◆ Problem description ◆
Leave the pictures out and retype the lines from the beginning through the line with "ax.set_ylim(-1500, 2500)", both ends included.

◆ Stored data ◆
══════

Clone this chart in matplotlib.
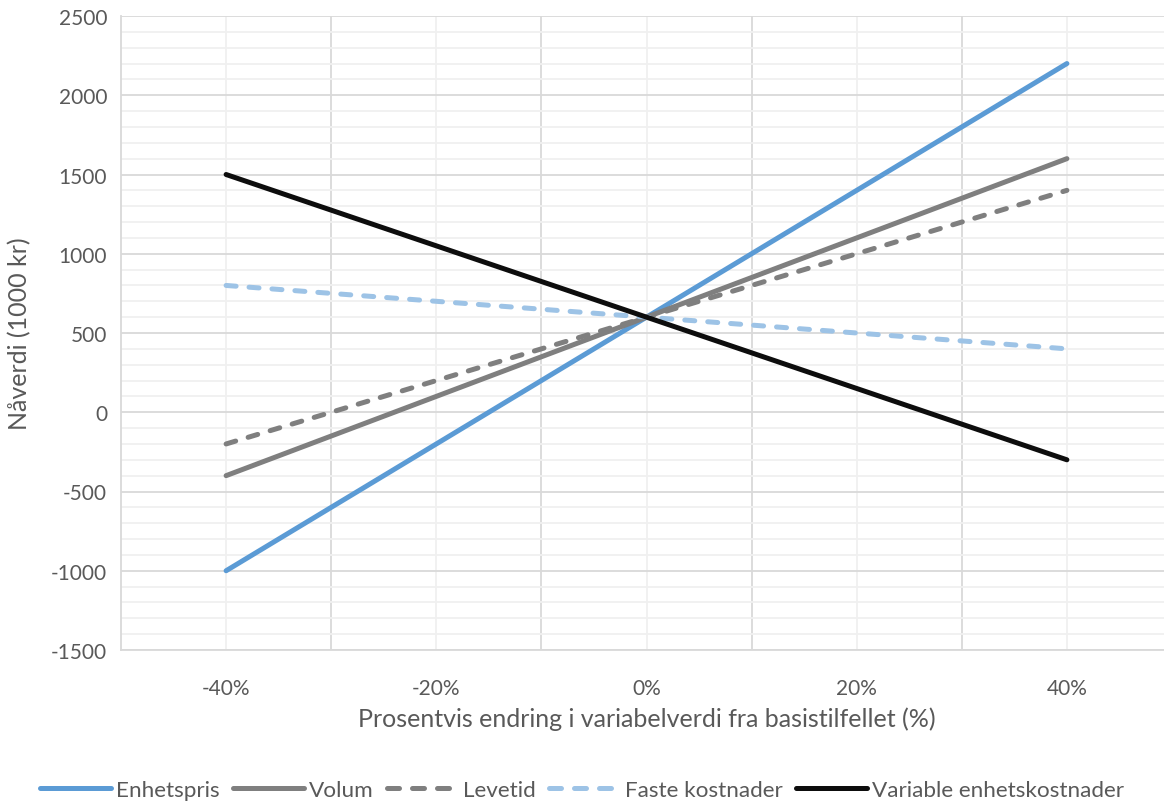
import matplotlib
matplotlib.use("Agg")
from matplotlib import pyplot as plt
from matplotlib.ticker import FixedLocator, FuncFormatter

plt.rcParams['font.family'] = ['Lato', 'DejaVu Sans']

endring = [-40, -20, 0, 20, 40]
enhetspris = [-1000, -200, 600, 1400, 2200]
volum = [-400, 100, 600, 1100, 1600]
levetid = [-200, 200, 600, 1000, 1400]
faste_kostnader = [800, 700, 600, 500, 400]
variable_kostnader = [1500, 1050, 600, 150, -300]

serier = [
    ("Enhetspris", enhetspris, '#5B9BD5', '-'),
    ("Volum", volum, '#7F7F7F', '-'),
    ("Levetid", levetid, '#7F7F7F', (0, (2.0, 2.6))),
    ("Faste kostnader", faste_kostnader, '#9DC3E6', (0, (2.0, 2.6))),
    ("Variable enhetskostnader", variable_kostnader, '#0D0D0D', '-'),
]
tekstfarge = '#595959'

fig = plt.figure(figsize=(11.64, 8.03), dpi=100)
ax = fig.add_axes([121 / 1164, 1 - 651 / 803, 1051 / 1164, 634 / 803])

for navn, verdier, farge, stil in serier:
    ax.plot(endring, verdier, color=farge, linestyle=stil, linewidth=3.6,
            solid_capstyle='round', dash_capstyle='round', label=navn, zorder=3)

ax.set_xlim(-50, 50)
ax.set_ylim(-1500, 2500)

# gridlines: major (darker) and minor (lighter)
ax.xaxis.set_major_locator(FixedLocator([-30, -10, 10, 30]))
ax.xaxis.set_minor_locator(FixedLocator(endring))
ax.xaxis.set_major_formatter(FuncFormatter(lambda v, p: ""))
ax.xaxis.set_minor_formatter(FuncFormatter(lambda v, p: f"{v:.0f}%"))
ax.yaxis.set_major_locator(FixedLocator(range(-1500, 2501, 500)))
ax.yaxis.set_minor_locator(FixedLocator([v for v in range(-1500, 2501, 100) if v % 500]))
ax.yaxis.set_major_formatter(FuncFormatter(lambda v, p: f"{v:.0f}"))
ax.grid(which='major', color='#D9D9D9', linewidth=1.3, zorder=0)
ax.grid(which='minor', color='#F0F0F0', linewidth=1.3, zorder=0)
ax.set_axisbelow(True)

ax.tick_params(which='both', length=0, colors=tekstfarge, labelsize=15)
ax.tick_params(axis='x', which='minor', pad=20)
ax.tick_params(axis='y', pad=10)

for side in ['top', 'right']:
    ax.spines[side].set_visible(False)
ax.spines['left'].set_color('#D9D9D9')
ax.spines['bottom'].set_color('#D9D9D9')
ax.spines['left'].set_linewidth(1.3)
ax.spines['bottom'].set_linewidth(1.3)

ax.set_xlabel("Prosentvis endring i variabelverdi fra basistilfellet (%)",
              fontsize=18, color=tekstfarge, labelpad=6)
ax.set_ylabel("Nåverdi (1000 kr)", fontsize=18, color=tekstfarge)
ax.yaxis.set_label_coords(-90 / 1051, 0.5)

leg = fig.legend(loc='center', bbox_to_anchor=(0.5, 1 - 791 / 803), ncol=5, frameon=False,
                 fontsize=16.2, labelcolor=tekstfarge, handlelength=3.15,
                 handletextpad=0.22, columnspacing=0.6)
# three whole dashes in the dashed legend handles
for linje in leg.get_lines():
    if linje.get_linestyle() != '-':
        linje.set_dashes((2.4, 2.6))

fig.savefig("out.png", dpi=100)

══════

◆ The solution ◆
Clone this chart in matplotlib.
import matplotlib
matplotlib.use("Agg")
from matplotlib import pyplot as plt
from matplotlib.ticker import FixedLocator, FuncFormatter

plt.rcParams['font.family'] = ['Lato', 'DejaVu Sans']

endring = [-40, -20, 0, 20, 40]
enhetspris = [-1000, -200, 600, 1400, 2200]
volum = [-400, 100, 600, 1100, 1600]
levetid = [-200, 200, 600, 1000, 1400]
faste_kostnader = [800, 700, 600, 500, 400]
variable_kostnader = [1500, 1050, 600, 150, -300]

serier = [
    ("Enhetspris", enhetspris, '#5B9BD5', '-'),
    ("Volum", volum, '#7F7F7F', '-'),
    ("Levetid", levetid, '#7F7F7F', (0, (2.0, 2.6))),
    ("Faste kostnader", faste_kostnader, '#9DC3E6', (0, (2.0, 2.6))),
    ("Variable enhetskostnader", variable_kostnader, '#0D0D0D', '-'),
]
tekstfarge = '#595959'

fig = plt.figure(figsize=(11.64, 8.03), dpi=100)
ax = fig.add_axes([121 / 1164, 1 - 651 / 803, 1051 / 1164, 634 / 803])

for navn, verdier, farge, stil in serier:
    ax.plot(endring, verdier, color=farge, linestyle=stil, linewidth=3.6,
            solid_capstyle='round', dash_capstyle='round', label=navn, zorder=3)

ax.set_xlim(-50, 50)
ax.set_ylim(-1500, 2500)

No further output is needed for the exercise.